Sunday, May 4, 2008

David Stockton McDougal - Naval Hero

[Gravestone photo by Michael Colbruno; the USS McDougal; portrait of McDougal; the Wyoming]

Plot 17

Rear Admiral David Stockton McDougal (1809-1882) was born in Ohio and was an officer in the United States Navy during the period of the American Civil War.

In 1828, he was appointed midshipman and over the next three decades he served in the Mediterranean, West Indies and Home Squadrons, as well on the Great Lakes in Michigan. He commanded three ships, the Warren (1854-56), John Hancock (1856) and the Wyoming (1862-64).

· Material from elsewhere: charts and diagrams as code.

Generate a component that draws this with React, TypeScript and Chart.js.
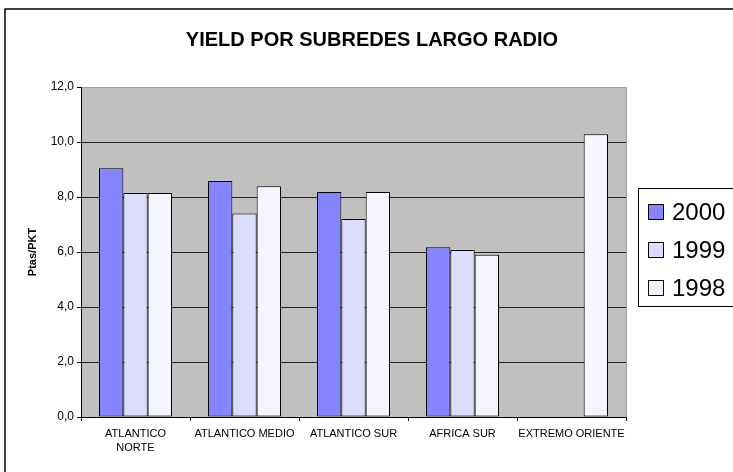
import React, { useEffect, useRef } from "react";
import { Chart, registerables } from "chart.js";

Chart.register(...registerables);

const categories: (string | string[])[] = [
  ["ATLANTICO", "NORTE"],
  "ATLANTICO MEDIO",
  "ATLANTICO SUR",
  "AFRICA SUR",
  "EXTREMO ORIENTE",
];
const series2000: (number | null)[] = [9.05, 8.58, 8.18, 6.17, null];
const series1999: (number | null)[] = [8.15, 7.4, 7.2, 6.07, null];
const series1998: (number | null)[] = [8.15, 8.39, 8.18, 5.9, 10.28];
const seriesLabels = ["2000", "1999", "1998"];
const seriesColors = ["#8585ff", "#dcdcfc", "#f5f5ff"];
const yMin = 0;
const yMax = 12;
const yStep = 2;
const chartTitle = "YIELD POR SUBREDES LARGO RADIO";
const yTitle = "Ptas/PKT";

const FONT = "'Liberation Sans', Arial, sans-serif";

export default function App() {
  const ref = useRef<HTMLCanvasElement | null>(null);

  useEffect(() => {
    if (!ref.current) return;

    const decor = {
      id: "decor",
      beforeDraw(chart: any) {
        const { ctx, chartArea } = chart;
        ctx.save();
        // outer frame
        ctx.strokeStyle = "#000";
        ctx.lineWidth = 1.5;
        ctx.strokeRect(5, 9, 740, 480);
        // plot background
        ctx.fillStyle = "#c0c0c0";
        ctx.fillRect(chartArea.left, chartArea.top, chartArea.right - chartArea.left, chartArea.bottom - chartArea.top);
        ctx.strokeStyle = "#a0a0a0";
        ctx.lineWidth = 1;
        ctx.beginPath();
        ctx.moveTo(chartArea.right + 0.5, chartArea.top);
        ctx.lineTo(chartArea.right + 0.5, chartArea.bottom);
        ctx.stroke();
        ctx.restore();
      },
      afterDraw(chart: any) {
        const { ctx, chartArea } = chart;
        ctx.save();
        // title
        ctx.fillStyle = "#000";
        ctx.font = `bold 20px ${FONT}`;
        ctx.textAlign = "center";
        ctx.textBaseline = "middle";
        ctx.fillText(chartTitle, 372, 40);
        // y title
        ctx.save();
        ctx.translate(33, (chartArea.top + chartArea.bottom) / 2);
        ctx.rotate(-Math.PI / 2);
        ctx.font = `bold 11px ${FONT}`;
        ctx.fillText(yTitle, 0, 0);
        ctx.restore();
        // legend
        ctx.strokeStyle = "#000";
        ctx.lineWidth = 1;
        ctx.strokeRect(638.5, 188.5, 120, 118);
        ctx.font = `24px ${FONT}`;
        ctx.textAlign = "left";
        chart.data.datasets.forEach((ds: any, i: number) => {
          const cy = 212 + i * 38;
          ctx.fillStyle = ds.backgroundColor;
          ctx.fillRect(648, cy - 8, 16, 16);
          ctx.strokeStyle = "#000";
          ctx.strokeRect(648.5, cy - 7.5, 15, 15);
          ctx.fillStyle = "#000";
          ctx.fillText(ds.label, 672, cy + 1);
        });
        ctx.restore();
      },
    };

    const chart = new Chart(ref.current, {
      type: "bar",
      data: {
        labels: categories,
        datasets: [
          { label: seriesLabels[0], data: series2000, backgroundColor: seriesColors[0] },
          { label: seriesLabels[1], data: series1999, backgroundColor: seriesColors[1] },
          { label: seriesLabels[2], data: series1998, backgroundColor: seriesColors[2] },
        ].map((d) => ({
          ...d,
          borderColor: "#000",
          borderWidth: 1,
          borderSkipped: false,
          categoryPercentage: 0.67,
          barPercentage: 1,
        })),
      },
      options: {
        responsive: false,
        animation: false,
        devicePixelRatio: 1,
        layout: { padding: { top: 87, right: 107, left: 0, bottom: 0 } },
        plugins: {
          legend: { display: false },
          title: { display: false },
          tooltip: { enabled: false },
        },
        scales: {
          x: {
            grid: {
              offset: true,
              drawOnChartArea: false,
              drawTicks: true,
              tickLength: 4,
              tickColor: "#000",
            },
            border: { color: "#000", width: 1 },
            ticks: {
              color: "#000",
              font: { family: FONT, size: 11, lineHeight: 1.25 },
              padding: 6,
              maxRotation: 0,
              autoSkip: false,
            },
            afterFit(scale: any) {
              scale.height = 55;
            },
          },
          y: {
            min: yMin,
            max: yMax,
            grid: {
              color: (c: any) => (c.tick && c.tick.value === yMax ? "#a0a0a0" : "#202020"),
              tickColor: "#000",
              tickLength: 4,
            },
            border: { color: "#000", width: 1 },
            ticks: {
              stepSize: yStep,
              color: "#000",
              font: { family: FONT, size: 12 },
              padding: 3,
              callback: (v: any) => Number(v).toFixed(1).replace(".", ","),
            },
            afterFit(scale: any) {
              scale.width = 81;
            },
          },
        },
      },
      plugins: [decor],
    } as any);

    return () => chart.destroy();
  }, []);

  return (
    <div style={{ position: "fixed", left: 0, top: 0, width: 733, height: 472, background: "#fff" }}>
      <canvas ref={ref} width={733} height={472} />
    </div>
  );
}
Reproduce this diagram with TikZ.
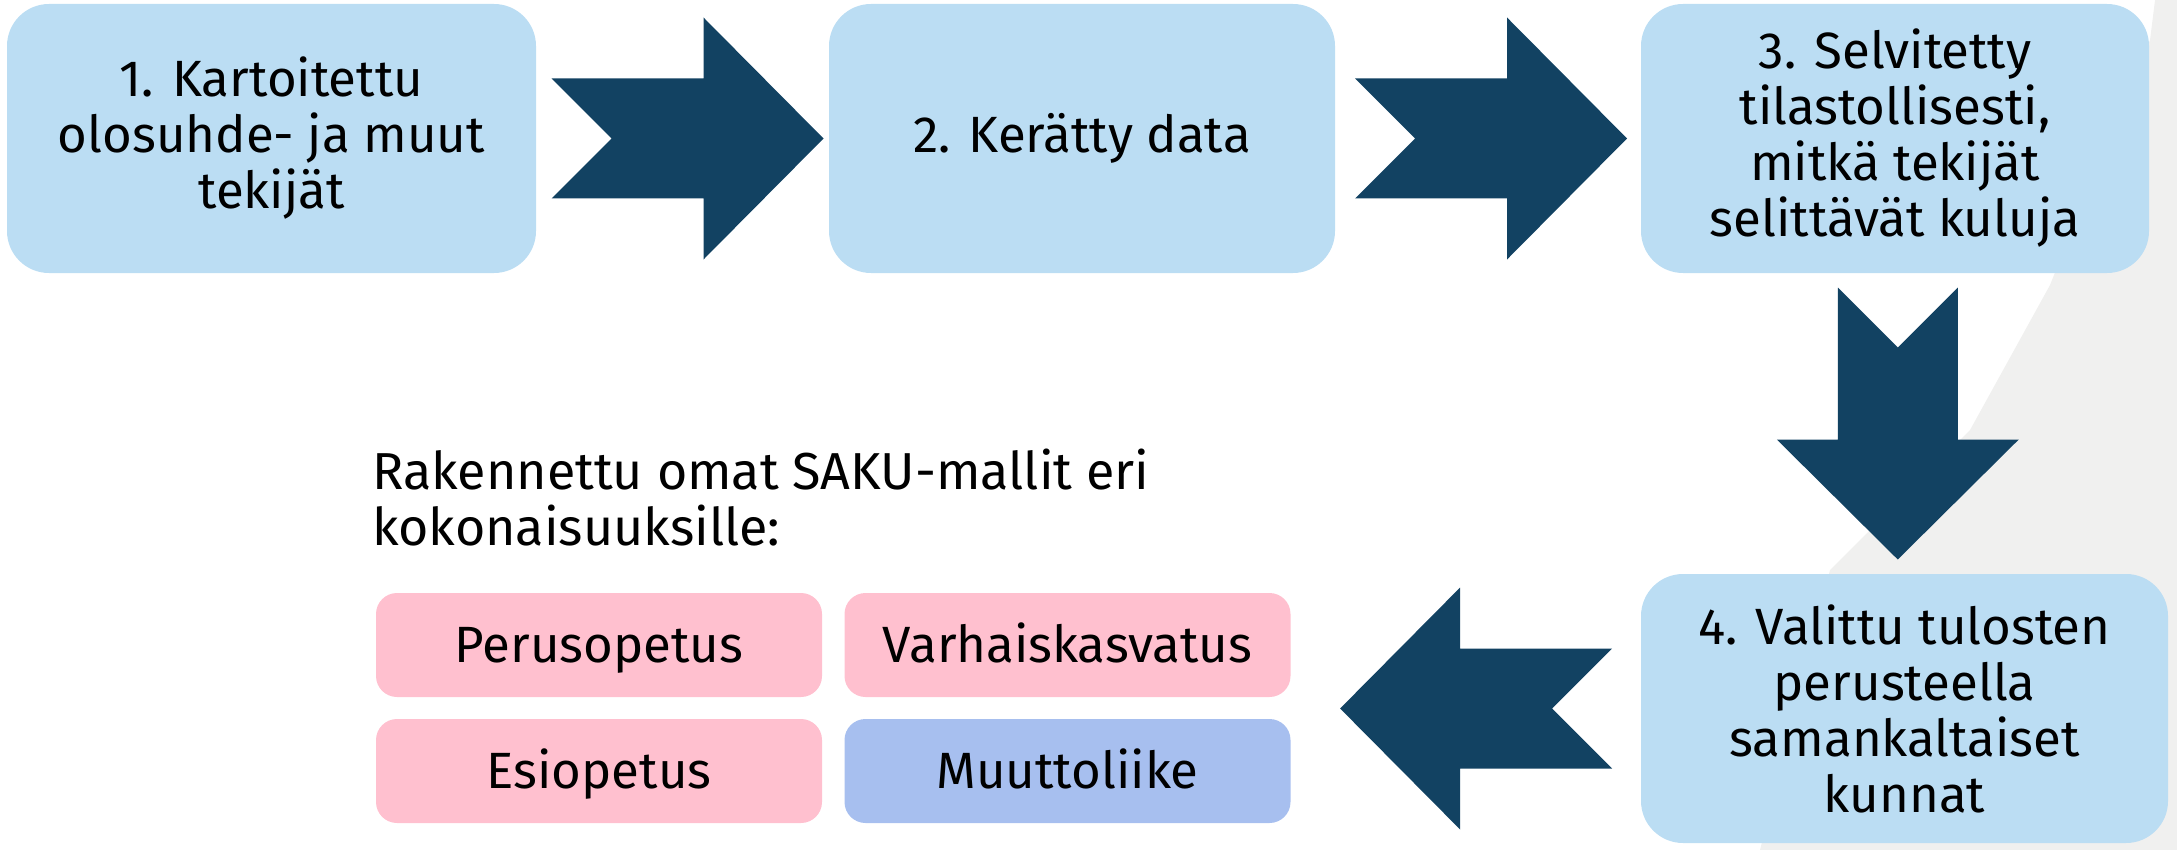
\documentclass[tikz,border=0pt]{standalone}
\usepackage{fontspec}
\setmainfont{Fira Sans}
\usetikzlibrary{calc}

\definecolor{boxblue}{HTML}{BBDDF3}
\definecolor{arrowblue}{HTML}{124262}
\definecolor{pinkbox}{HTML}{FFC0CF}
\definecolor{lavbox}{HTML}{A7BFEF}
\definecolor{bggrey}{HTML}{F0F0EF}

\tikzset{
  stepbox/.style={fill=boxblue, rounded corners=21pt, minimum width=#1, minimum height=134.5pt,
    align=center, inner sep=0pt, font=\fontsize{25.5}{28}\selectfont},
  modelbox/.style={fill=#1, rounded corners=10.5pt, minimum width=223pt, minimum height=52pt,
    inner sep=0pt, text height=22.6pt, text depth=5pt, font=\fontsize{25.5}{28}\selectfont}
}

% ---- notched block arrow: #1 centre, #2 angle
\newcommand{\blockarrow}[2]{%
  \fill[arrowblue, shift={(#1)}, rotate=#2]
    (-136,-60) -- (16,-60) -- (16,-121) -- (136,0) -- (16,121) -- (16,60)
    -- (-136,60) -- (-76,0) -- cycle;}

\begin{document}
\begin{tikzpicture}[x=0.5pt, y=-0.5pt]
\useasboundingbox (0,0) rectangle (2177,850);

% --- grey background at the right edge
\fill[bggrey] (2177,0) -- (2155,0) -- (2150,40) -- (2100,160) -- (2050,285)
  -- (1970,430) -- (1880,520) -- (1830,570) -- (1760,850) -- (2177,850) -- cycle;

% --- the four steps
\node[stepbox=264.5pt] (kartoitus) at (271.5,138.5) {1. Kartoitettu\\olosuhde- ja muut\\tekijät};
\node[stepbox=253pt] (data) at (1082,138.5) {2. Kerätty data};
\node[stepbox=254pt] (selvitys) at (1895,138.5) {3. Selvitetty\\tilastollisesti,\\mitkä tekijät\\selittävät kuluja};
\node[stepbox=263.5pt] (valinta) at (1904.5,708.5) {4. Valittu tulosten\\perusteella\\samankaltaiset\\kunnat};

% ---- SAKU models
\node[anchor=west, align=left, inner sep=0pt, font=\fontsize{26}{28}\selectfont]
  (otsikko) at (372,498) {Rakennettu omat SAKU-mallit eri\\kokonaisuuksille:};
\node[modelbox=pinkbox] (perus) at (599,645) {Perusopetus};
\node[modelbox=pinkbox] (varhais) at (1067.5,645) {Varhaiskasvatus};
\node[modelbox=pinkbox] (esi) at (599,771) {Esiopetus};
\node[modelbox=lavbox] (muutto) at (1067.5,771) {Muuttoliike};

% --- arrows between the boxes
\coordinate (a12) at ($(kartoitus.east)!0.5!(data.west)+(5,0)$);
\coordinate (a23) at ($(data.east)!0.5!(selvitys.west)+(3,0)$);
\coordinate (a34) at ($(selvitys.south)!0.5!(valinta.north)+(-2,0)$);
\coordinate (a4m) at ($(valinta.west)+(-164.5,0)$);
\blockarrow{a12}{0}
\blockarrow{a23}{0}
\blockarrow{a34}{-90}
\blockarrow{a4m}{180}
\end{tikzpicture}
\end{document}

His greatest accomplishments occurred while commandeering the Wyoming, as he protected American merchant ships from pirates and Confederate raiders. In 1862, the Wyoming under McDougal’s command, joined the hunt for the elusive CSS Alabama in the western Pacific. Although he allegedly came within 25 miles of the Alabama, he never caught up with the ship. Instead, McDougal was told to head to Japan.

On July, 16, 1863, during the naval battle of Shimonoseki, the Wyoming boldly entered the Straits of Shimoneseki to engage shore batteries and three ships of Prince Mori, clan chieftain of the Choshu. During the 75 minute battle, McDougal sank one ship, heavily damaged the other two, and pounded shore guns. This victory protected American treaty rights in the western Pacific.

Many historians assert that this was one of the greatest naval victories in our history, despite being largely forgotten today. McDougal, for all of his efforts, received no promotion and not even contemporary fame among his countrymen, as 1863 was a crucial year of the Civil War, and his exploits in far-away Japan were lost in bloody battles raging at home. As Theodore Roosevelt once said of this fight, "Had that action taken place at any other time than during the Civil War, its fame would have echoed all over the world."

On December 23, 1869, McDougal assumed command of the South Pacific Squadron. He retired on September 27, 1871 and was appointed rear admiral on August 24, 1873.

He died on August 7, 1882 in San Francisco and two ships have been named the USS McDougal in his honor.